Noder corresponded with Spokane City Councilman Bob Apple, who endorsed Condon, to research issues with the city, and it was Eggleston’s task to gather questions from the Washington Policy Center and Evergreen Freedom Foundation, both conservative think tanks, and Toastmasters, a nonprofit organization that helps members improve their communication skills, the emails show.

Students in Ferris’s leadership class gathered the submitted questions, including some they said were from students, and a smaller committee narrowed them down from 40 or 50 to about 15 per debate.

“We were trying to go for issues, not what does one party think over the other,” said Associated Student Body President Ben Goodwin.

However, the students acknowledged they did not consider where the questions came from nor check them for accuracy.

A third of the questions fielded by school board candidates were nearly identical to those submitted by the Washington Policy Center.

“The depth, the nature and the tone were not unlike statements encountered in other Republican-led debates,” said Kevin Morrison, campaign manager for school board candidate Deana Brower, who was endorsed by the Spokane Education Association teachers’ union. Brower was elected in November over challenger Sally Fullmer.

Morrison said he and Brower didn’t feel the debate was fair.

“Too many (questions) were coming from an agenda, like the items we’d seen on our opponent’s website and her supporters,” Morrison said. “I’m not a big believer of conspiracies … but yeah.”

Verner said if she had known that students were given questions formulated in part by conservative think tanks, she might have declined to participate.

Although Spokane Public Schools Superintendent Nancy Stowell could not speak specifically about the investigation into Walther’s actions, she said generally, “We expect that any teacher in Spokane Public Schools would not use the classroom as a forum for his or her own political or religious ideologies.
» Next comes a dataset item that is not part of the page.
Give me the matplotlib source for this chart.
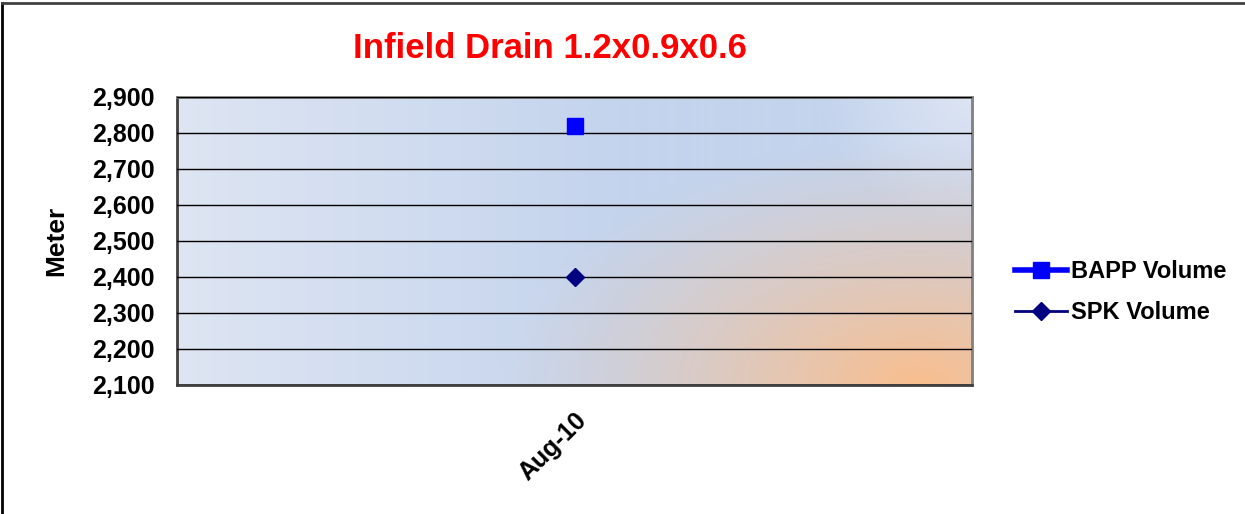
import matplotlib
matplotlib.use("Agg")
import matplotlib.pyplot as plt
import numpy as np
from matplotlib.lines import Line2D
from matplotlib.ticker import FuncFormatter

plt.rcParams["font.family"] = ["Liberation Sans", "DejaVu Sans"]
plt.rcParams["font.weight"] = "bold"

# data
categories = ["Aug-10"]
bapp_volume = [2820]
spk_volume = [2400]
y_ticks = [2100, 2200, 2300, 2400, 2500, 2600, 2700, 2800, 2900]

fig = plt.figure(figsize=(12.45, 5.14), dpi=100)
ax = fig.add_axes([0.1422, 0.2510, 0.6386, 0.5603])

# background gradient (light blue -> blue -> orange toward bottom right)
h, w = 288, 795
yy, xx = np.mgrid[0:h, 0:w]
yy = h - 1 - yy  # row 0 is top, yy measured up from the bottom
light = np.array([222, 229, 243]) / 255
blue = np.array([196, 212, 237]) / 255
orange = np.array([249, 190, 142]) / 255
t = np.clip(xx / (0.55 * w), 0, 1)[..., None]
img = light * (1 - t) + blue * t
# lighten near the top-right corner
dtr = np.hypot(xx - w, (yy - h) * 1.2)
k = np.clip(1 - dtr / 150, 0, 1)[..., None]
img = img * (1 - k) + light * k
d = np.hypot((xx - 0.93 * w) * 0.9, yy * 1.55)
a = np.clip(1 - d / 380, 0, 1) ** 1.2
a = a[..., None]
img = img * (1 - a) + orange * a
ax.imshow(img, extent=[0, 1, 0, 1], transform=ax.transAxes,
          aspect="auto", zorder=0, origin="upper")

x = np.arange(len(categories))
ax.plot(x, bapp_volume, color="#0000FF", lw=4, marker="s", markersize=11,
        zorder=3)
ax.plot(x, spk_volume, color="#000080", lw=2, marker="D", markersize=9,
        zorder=3)

ax.set_xlim(-0.5, 0.5)
ax.set_ylim(2100, 2900)
ax.set_yticks(y_ticks)
ax.yaxis.set_major_formatter(FuncFormatter(lambda v, p: f"{int(v):,}"))
ax.set_xticks(x)
ax.set_xticklabels(categories, rotation=45, ha="right", rotation_mode="anchor")
ax.tick_params(axis="both", length=0, labelsize=18)
ax.tick_params(axis="y", pad=16)
ax.tick_params(axis="x", pad=17)
ax.grid(axis="y", color="black", lw=1)
ax.set_axisbelow(False)
for name, sp in ax.spines.items():
    sp.set_color("#808080")
    sp.set_linewidth(2)
ax.spines["left"].set_color("#404040")
ax.spines["bottom"].set_color("#404040")

ax.set_ylabel("Meter", fontsize=19, fontweight="bold", labelpad=17)
fig.text(0.4418, 0.905, "Infield Drain 1.2x0.9x0.6", color="#FF0000",
         fontsize=25, fontweight="bold", ha="center", va="center")

handles = [
    Line2D([], [], color="#0000FF", lw=4, marker="s", markersize=11),
    Line2D([], [], color="#000080", lw=2, marker="D", markersize=9),
]
fig.legend(handles, ["BAPP Volume", "SPK Volume"], loc="center left",
           bbox_to_anchor=(0.798, 0.432), frameon=False, fontsize=17,
           handlelength=2.2, handletextpad=0.2, labelspacing=0.75)

# figure border (left and top visible)
fig.add_artist(Line2D([0.002, 0.002], [0, 0.994], color="black", lw=2,
                      transform=fig.transFigure))
fig.add_artist(Line2D([0.002, 1], [0.994, 0.994], color="#404040", lw=2,
                      transform=fig.transFigure))

fig.savefig("out.png", dpi=100)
Our job as educators is to teach students to think critically, ask good questions and teach our students to be good citizens.”

Jaelen Pace, a 2011 Ferris graduate who was in Walther’s English class, said Walther is unlike other teachers in that she doesn’t hide her conservative political views.

Even though he often disagreed with her, Pace said he appreciated her willingness to respectfully debate students and that her opinions didn’t generally affect the curriculum. But Jenny Rose, president of the Spokane Education Association, said, “To me it felt like the kids were being used to move a personal agenda, and that’s not what we do with our kids. That’s not right.”